What the task requires:
Leave out the pictures, and retype only the lines from the beginning of the material through the line that contains "const seriesNames = ['Capture', 'fission', 'n,ne', 'n,ni'];", including both.
— Start of Recorded information —
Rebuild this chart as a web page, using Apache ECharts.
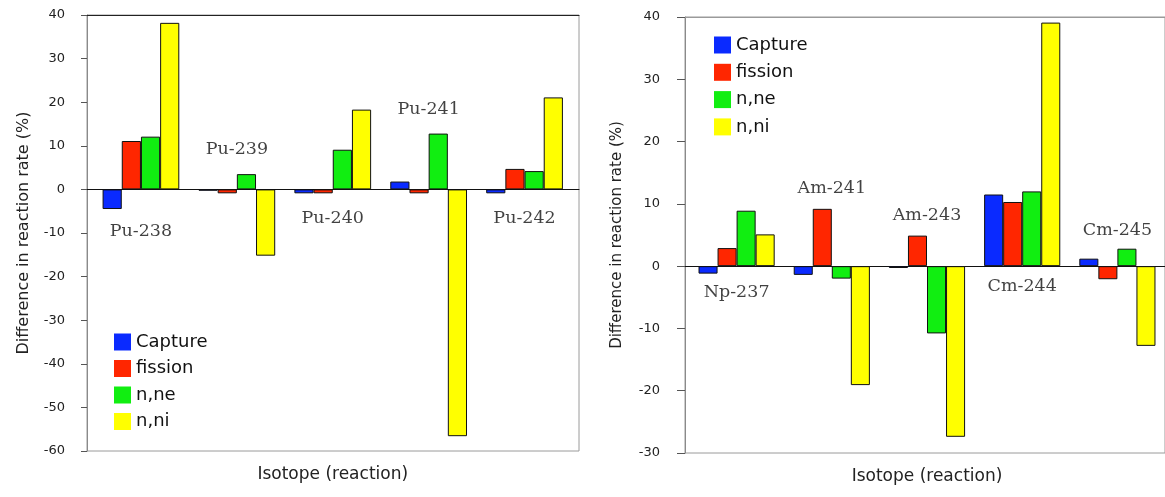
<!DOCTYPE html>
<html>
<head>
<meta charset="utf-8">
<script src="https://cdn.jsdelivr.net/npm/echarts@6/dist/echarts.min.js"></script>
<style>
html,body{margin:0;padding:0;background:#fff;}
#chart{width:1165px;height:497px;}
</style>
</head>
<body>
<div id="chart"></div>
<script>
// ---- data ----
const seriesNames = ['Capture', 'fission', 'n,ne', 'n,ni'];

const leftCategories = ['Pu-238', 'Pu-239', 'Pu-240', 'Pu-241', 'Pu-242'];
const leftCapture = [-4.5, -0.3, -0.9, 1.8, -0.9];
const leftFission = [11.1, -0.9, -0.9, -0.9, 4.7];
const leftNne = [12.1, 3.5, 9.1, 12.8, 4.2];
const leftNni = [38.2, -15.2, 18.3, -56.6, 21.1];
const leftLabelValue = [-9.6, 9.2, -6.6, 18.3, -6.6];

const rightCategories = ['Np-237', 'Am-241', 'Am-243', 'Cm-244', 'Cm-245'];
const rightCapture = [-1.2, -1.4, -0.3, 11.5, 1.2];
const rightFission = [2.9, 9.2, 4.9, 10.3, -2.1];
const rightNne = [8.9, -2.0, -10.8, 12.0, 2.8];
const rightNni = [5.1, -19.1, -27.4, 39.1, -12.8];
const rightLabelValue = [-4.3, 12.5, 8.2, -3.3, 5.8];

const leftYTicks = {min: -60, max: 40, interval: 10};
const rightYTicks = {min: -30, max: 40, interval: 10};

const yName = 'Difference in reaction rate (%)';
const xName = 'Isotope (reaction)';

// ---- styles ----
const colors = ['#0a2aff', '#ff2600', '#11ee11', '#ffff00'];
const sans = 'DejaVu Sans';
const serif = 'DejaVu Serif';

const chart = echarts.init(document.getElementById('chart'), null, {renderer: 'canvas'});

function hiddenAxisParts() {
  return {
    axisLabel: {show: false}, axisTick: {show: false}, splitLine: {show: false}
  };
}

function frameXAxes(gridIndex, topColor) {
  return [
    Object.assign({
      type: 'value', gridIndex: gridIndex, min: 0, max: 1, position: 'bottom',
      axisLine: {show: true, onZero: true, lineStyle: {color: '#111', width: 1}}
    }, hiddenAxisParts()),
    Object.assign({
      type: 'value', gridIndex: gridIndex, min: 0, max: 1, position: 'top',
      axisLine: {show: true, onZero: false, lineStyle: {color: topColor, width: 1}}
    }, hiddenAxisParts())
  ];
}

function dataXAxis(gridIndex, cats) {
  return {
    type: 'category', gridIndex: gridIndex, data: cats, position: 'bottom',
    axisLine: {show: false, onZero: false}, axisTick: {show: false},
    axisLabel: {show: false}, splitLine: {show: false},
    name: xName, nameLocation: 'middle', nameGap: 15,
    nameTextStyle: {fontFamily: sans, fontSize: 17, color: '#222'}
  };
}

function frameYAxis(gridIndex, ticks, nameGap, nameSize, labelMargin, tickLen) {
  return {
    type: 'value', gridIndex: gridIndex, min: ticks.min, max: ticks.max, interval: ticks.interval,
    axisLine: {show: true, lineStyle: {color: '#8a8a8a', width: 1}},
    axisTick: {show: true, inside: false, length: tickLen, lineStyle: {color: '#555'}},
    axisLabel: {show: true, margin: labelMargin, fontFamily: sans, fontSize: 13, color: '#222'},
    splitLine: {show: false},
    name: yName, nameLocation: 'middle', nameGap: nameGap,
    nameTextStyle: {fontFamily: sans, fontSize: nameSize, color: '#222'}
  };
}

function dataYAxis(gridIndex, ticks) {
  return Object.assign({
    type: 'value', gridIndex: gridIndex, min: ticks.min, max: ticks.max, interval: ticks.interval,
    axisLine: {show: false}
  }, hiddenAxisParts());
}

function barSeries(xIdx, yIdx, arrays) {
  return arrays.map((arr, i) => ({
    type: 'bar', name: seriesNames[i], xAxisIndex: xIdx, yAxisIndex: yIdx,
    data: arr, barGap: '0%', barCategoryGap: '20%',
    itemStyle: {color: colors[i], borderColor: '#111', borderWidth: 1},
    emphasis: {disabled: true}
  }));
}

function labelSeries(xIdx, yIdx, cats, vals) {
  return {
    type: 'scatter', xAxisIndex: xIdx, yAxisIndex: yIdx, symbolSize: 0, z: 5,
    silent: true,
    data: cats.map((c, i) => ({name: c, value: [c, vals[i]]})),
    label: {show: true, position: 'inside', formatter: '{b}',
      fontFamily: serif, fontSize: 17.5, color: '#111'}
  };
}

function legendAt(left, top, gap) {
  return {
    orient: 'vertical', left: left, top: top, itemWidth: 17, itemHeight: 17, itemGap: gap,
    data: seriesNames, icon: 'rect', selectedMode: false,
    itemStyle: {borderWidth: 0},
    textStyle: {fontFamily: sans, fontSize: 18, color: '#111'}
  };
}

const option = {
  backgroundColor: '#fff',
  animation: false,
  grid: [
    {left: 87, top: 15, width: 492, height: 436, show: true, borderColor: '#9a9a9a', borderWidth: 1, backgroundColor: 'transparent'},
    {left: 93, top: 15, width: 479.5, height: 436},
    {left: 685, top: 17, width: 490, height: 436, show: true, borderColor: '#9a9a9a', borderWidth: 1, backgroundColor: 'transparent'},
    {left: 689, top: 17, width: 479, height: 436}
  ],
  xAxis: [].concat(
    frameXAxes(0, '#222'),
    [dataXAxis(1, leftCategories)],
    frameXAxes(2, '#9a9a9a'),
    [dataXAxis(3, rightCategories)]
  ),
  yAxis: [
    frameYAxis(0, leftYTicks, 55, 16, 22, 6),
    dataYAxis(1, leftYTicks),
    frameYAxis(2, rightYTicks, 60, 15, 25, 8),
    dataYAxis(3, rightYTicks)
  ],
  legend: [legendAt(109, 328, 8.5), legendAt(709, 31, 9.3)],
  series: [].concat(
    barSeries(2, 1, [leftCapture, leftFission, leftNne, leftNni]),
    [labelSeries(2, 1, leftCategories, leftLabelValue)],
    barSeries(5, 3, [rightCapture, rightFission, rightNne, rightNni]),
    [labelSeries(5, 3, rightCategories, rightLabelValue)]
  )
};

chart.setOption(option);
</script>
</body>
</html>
— End of Recorded information —
Answer below:
Rebuild this chart as a web page, using Apache ECharts.
<!DOCTYPE html>
<html>
<head>
<meta charset="utf-8">
<script src="https://cdn.jsdelivr.net/npm/echarts@6/dist/echarts.min.js"></script>
<style>
html,body{margin:0;padding:0;background:#fff;}
#chart{width:1165px;height:497px;}
</style>
</head>
<body>
<div id="chart"></div>
<script>
// ---- data ----
const seriesNames = ['Capture', 'fission', 'n,ne', 'n,ni'];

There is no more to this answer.